回家時,車燈在漆黑一團的公寓小區裏顯得格外明亮。地麵上的冰渣硬硬的,踩上嘎吱吱響。用筆記本電腦的屏幕照亮,用冷水洗一下,趕緊鑽到被子裏。平常暖氣自動開著,沒意思到太冷。從加州來時,也沒帶足被子。現在把所有的衣服都壓在身上也不管用。睡得再晚,還是一大早就醒。不踏實。
第三天,周日。也不知什麽時候來電。手機關了,省電。除非有急事時再開。有好事者,白天去西雅圖Downtown轉一圈,發現那兒有電,順便幫我們買些木柴。要不又是一個冰冷之夜。晚上,一堆人又用那點剩下的煤油,糊弄些東西吃了。然後去公司玩桌球,或到關閉的cafeteria裏聊天。同事找來一個接線板,沿著走廊一個一個測試那些插孔是否有電。工夫不負有心人,終於在樓梯下方的一個不顯眼處,找到一個有電插孔。大家一陣慶賀,立即七八個電腦、手機一起接上充電。說不定什麽時候又沒了呢。電腦有電,這樣回公寓就不怕沒亮了。

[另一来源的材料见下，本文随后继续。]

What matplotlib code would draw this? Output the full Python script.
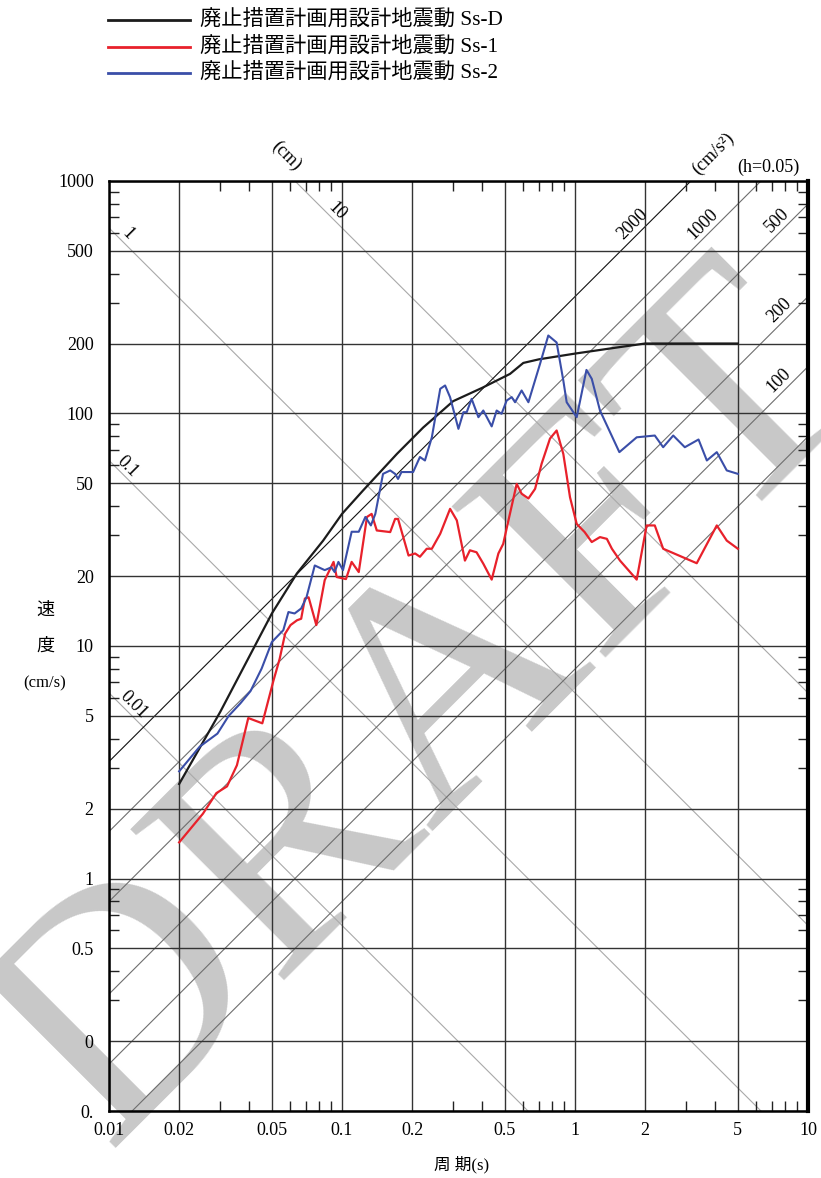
import numpy as np
import matplotlib.pyplot as plt
from matplotlib.lines import Line2D
from matplotlib.ticker import FixedLocator, FixedFormatter

plt.rcParams['font.family'] = ['Liberation Serif', 'Noto Sans CJK JP', 'DejaVu Sans']

# ---- data (period s, velocity cm/s) ----
period_d = [0.02, 0.03, 0.05, 0.064, 0.083, 0.1, 0.123, 0.172, 0.223, 0.30, 0.40,
            0.526, 0.60, 0.70, 1.0, 1.5, 2.0, 5.0]
vel_d = [2.55, 5.2, 13.8, 20.5, 28.4, 37.0, 46.6, 67.0, 87.0, 113.0, 129.0,
         148.0, 165.0, 171.0, 181.0, 192.0, 200.0, 200.0]

period_1 = [0.02, 0.0253, 0.0289, 0.0321, 0.0354, 0.0396, 0.0455, 0.0508, 0.054, 0.057,
            0.0601, 0.0641, 0.0668, 0.0693, 0.0719, 0.0776, 0.0843, 0.092, 0.0949, 0.104,
            0.110, 0.118, 0.128, 0.134, 0.141, 0.161, 0.169, 0.174, 0.193, 0.206,
            0.216, 0.231, 0.243, 0.264, 0.291, 0.311, 0.337, 0.354, 0.378, 0.404,
            0.439, 0.469, 0.492, 0.518, 0.562, 0.59, 0.631, 0.674, 0.719, 0.781,
            0.834, 0.891, 0.952, 1.017, 1.10, 1.18, 1.28, 1.37, 1.44, 1.56,
            1.84, 2.03, 2.2, 2.39, 3.33, 4.06, 4.48, 5.0]
vel_1 = [1.43, 1.9, 2.33, 2.49, 3.07, 4.9, 4.65, 7.1, 8.8, 11.3,
         12.3, 12.9, 13.1, 16.0, 16.2, 12.3, 19.2, 23.0, 19.8, 19.4,
         23.0, 20.8, 35.9, 37.0, 31.4, 30.9, 35.2, 35.2, 24.5, 25.0,
         24.2, 26.2, 26.2, 30.4, 38.9, 34.7, 23.3, 25.8, 25.3, 22.6,
         19.3, 25.0, 27.5, 34.7, 49.8, 45.2, 43.1, 47.4, 60.8, 78.0,
         84.5, 67.0, 43.6, 33.5, 30.9, 28.0, 29.4, 28.9, 26.2, 23.3,
         19.3, 33.0, 33.0, 26.2, 22.7, 33.0, 28.4, 26.2]

period_2 = [0.02, 0.0245, 0.0292, 0.0326, 0.0366, 0.0405, 0.0452, 0.050, 0.056, 0.0589,
            0.0626, 0.0668, 0.0704, 0.0764, 0.0843, 0.090, 0.093, 0.0965, 0.101, 0.110,
            0.118, 0.126, 0.133, 0.139, 0.150, 0.161, 0.169, 0.174, 0.180, 0.193,
            0.202, 0.216, 0.227, 0.243, 0.264, 0.277, 0.291, 0.316, 0.332, 0.343,
            0.36, 0.385, 0.404, 0.439, 0.461, 0.484, 0.509, 0.535, 0.553, 0.59,
            0.631, 0.708, 0.768, 0.834, 0.891, 0.921, 1.017, 1.12, 1.18, 1.28,
            1.55, 1.84, 2.2, 2.39, 2.64, 2.96, 3.39, 3.68, 4.06, 4.48, 5.0]
vel_2 = [2.89, 3.69, 4.2, 5.0, 5.66, 6.4, 8.0, 10.4, 11.7, 14.0,
         13.8, 14.5, 16.2, 22.2, 21.2, 21.8, 20.8, 23.0, 21.2, 31.0,
         31.0, 35.9, 33.0, 37.0, 55.0, 56.9, 55.0, 52.3, 56.0, 56.0,
         56.0, 65.0, 62.8, 79.0, 127.7, 132.0, 117.5, 85.9, 101.3, 101.3,
         115.6, 96.4, 103.0, 88.0, 103.0, 99.7, 113.7, 117.6, 111.8, 125.6,
         111.8, 163.6, 216.5, 202.0, 138.6, 111.8, 96.4, 154.0, 141.0, 103.0,
         68.2, 79.0, 80.4, 71.6, 80.4, 71.6, 77.3, 62.8, 68.2, 56.9, 55.0]

series_labels = ["廃止措置計画用設計地震動 Ss-D",
                 "廃止措置計画用設計地震動 Ss-1",
                 "廃止措置計画用設計地震動 Ss-2"]
series_colors = ["#1c1c1c", "#e8212b", "#3a4ea8"]

# tripartite guide lines
disp_levels = [0.01, 0.1, 1, 10]            # cm
disp_labels = ["0.01", "0.1", "1", "10"]
disp_label_T = [0.0120, 0.0113, 0.0113, 0.0898]
acc_levels = [50, 100, 200, 500, 1000, 2000]  # cm/s2
acc_label_vals = [100, 200, 500, 1000, 2000]
acc_label_T = [8.1, 8.1, 7.93, 3.81, 1.91]

x_ticks = [0.01, 0.02, 0.05, 0.1, 0.2, 0.5, 1, 2, 5, 10]
x_ticklabels = ["0.01", "0.02", "0.05", "0.1", "0.2", "0.5", "1", "2", "5", "10"]
y_ticks = [0.1, 0.2, 0.5, 1, 2, 5, 10, 20, 50, 100, 200, 500, 1000]
y_ticklabels = ["0.", "0", "0.5", "1", "2", "5", "10", "20", "50", "100", "200", "500", "1000"]

W, H = 821, 1178
fig = plt.figure(figsize=(W / 100, H / 100), dpi=100)
ax = fig.add_axes([109 / W, 1 - 1111 / H, (808 - 109) / W, (1111 - 181) / H])
ax.set_xscale("log")
ax.set_yscale("log")
ax.set_xlim(0.01, 10)
ax.set_ylim(0.1, 1000)
ax.patch.set_alpha(0)

# watermark (behind everything)
fig.text(430 / W, 1 - 712 / H, "DRAFT", fontsize=236, color="#c8c8c8",
         family="Liberation Serif", rotation=45, ha="center", va="center",
         rotation_mode="anchor", zorder=-5)

# grid
ax.xaxis.set_major_locator(FixedLocator(x_ticks))
ax.xaxis.set_major_formatter(FixedFormatter(x_ticklabels))
ax.yaxis.set_major_locator(FixedLocator(y_ticks))
ax.yaxis.set_major_formatter(FixedFormatter(y_ticklabels))
x_minor = [k * 10.0 ** e for e in range(-2, 1) for k in (3, 4, 6, 7, 8, 9)]
y_minor = [k * 10.0 ** e for e in range(-1, 3) for k in (3, 4, 6, 7, 8, 9)]
ax.xaxis.set_minor_locator(FixedLocator(x_minor))
ax.yaxis.set_minor_locator(FixedLocator(y_minor))
ax.xaxis.set_minor_formatter(FixedFormatter([""] * len(x_minor)))
ax.yaxis.set_minor_formatter(FixedFormatter([""] * len(y_minor)))
ax.grid(True, which="major", color="#333333", lw=1.0)
ax.tick_params(which="major", length=0, labelsize=13)
ax.tick_params(axis="y", which="major", pad=11)
ax.tick_params(axis="x", which="major", pad=8)
ax.tick_params(which="minor", direction="in", length=7, width=1.0, color="#222222",
               top=True, right=True, bottom=True, left=True)
for side in ["left", "top", "bottom"]:
    ax.spines[side].set_linewidth(1.8)
ax.spines["right"].set_linewidth(3.0)

T = np.logspace(-2, 1, 300)
for d in disp_levels:
    ax.plot(T, 2 * np.pi * d / T, color="#a9a9a9", lw=0.8, zorder=1.2)
for a in acc_levels:
    ax.plot(T, a * T / (2 * np.pi), color="#111111" if a == 2000 else "#6e6e6e",
            lw=0.8, zorder=1.2)

for d, lab, t in zip(disp_levels, disp_labels, disp_label_T):
    ax.annotate(lab, (t, 2 * np.pi * d / t), xytext=(4.3, 4.3), textcoords="offset points",
                rotation=-45, ha="center", va="center", rotation_mode="anchor", fontsize=13)
for a, t in zip(acc_label_vals, acc_label_T):
    ax.annotate(str(a), (t, a * t / (2 * np.pi)), xytext=(-5.4, 5.4), textcoords="offset points",
                rotation=45, ha="center", va="center", rotation_mode="anchor", fontsize=13)

ax.plot(period_d, vel_d, color=series_colors[0], lw=1.6, zorder=3)
ax.plot(period_1, vel_1, color=series_colors[1], lw=1.6, zorder=3)
ax.plot(period_2, vel_2, color=series_colors[2], lw=1.5, zorder=3)

# unit labels
fig.text(286 / W, 1 - 156 / H, "(cm)", fontsize=13, rotation=-45, ha="center", va="center",
         rotation_mode="anchor")
fig.text(713 / W, 1 - 154 / H, "(cm/s²)", fontsize=13, rotation=45, ha="center", va="center",
         rotation_mode="anchor")
fig.text(768 / W, 1 - 167 / H, "(h=0.05)", fontsize=13, ha="center", va="center")

# axis titles
fig.text(45 / W, 1 - 610 / H, "速", fontsize=13, ha="center", va="center")
fig.text(45 / W, 1 - 646 / H, "度", fontsize=13, ha="center", va="center")
fig.text(45 / W, 1 - 683 / H, "(cm/s)", fontsize=12, ha="center", va="center")
fig.text(462 / W, 1 - 1165 / H, "周 期(s)", fontsize=12, ha="center", va="center")

# legend
for i, (lab, c) in enumerate(zip(series_labels, series_colors)):
    yy = 1 - (20 + 26.5 * i) / H
    fig.add_artist(Line2D([108 / W, 190 / W], [yy, yy], color=c, lw=2))
    fig.text(200 / W, yy, lab, fontsize=15.3, va="center", ha="left")

fig.savefig("out.png", dpi=100)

第四天,周一。起床時心想,沒電也好,這樣就不用去上班了。結果,一同事告知公司早晨有電了。這資本主義確實靠金錢說話,公司的電都先來。害得我們這些饑寒交迫的小民們想偷會懶都難!來電當然更好,白天可在cafeteria吃飯,晚上幾個難兄難弟再到Redmond的Downtown小撮一頓。
第五天,周二。同事們有的家裏開始來電了。可我那可憐的Avondale小區,漆黑依舊。根據探頭探腦調查來的結果,可能還要一周才能修複。晚上到另外一同事家去吃飯,順便洗個澡,舒服了很多。回到家裏用電腦照亮時,也可大方了許多,隻是沒電不能上網。
第六天,周三。晚上吃飯時,找同事借了一個睡袋。鑽在袋子裏,再蓋上被子,應該沒那麽冷了。早晨起來時,腳都是暖暖的。心想,這睡袋真不錯,竟這麽管用。噢,原來是半夜來電了,暖氣開著呢!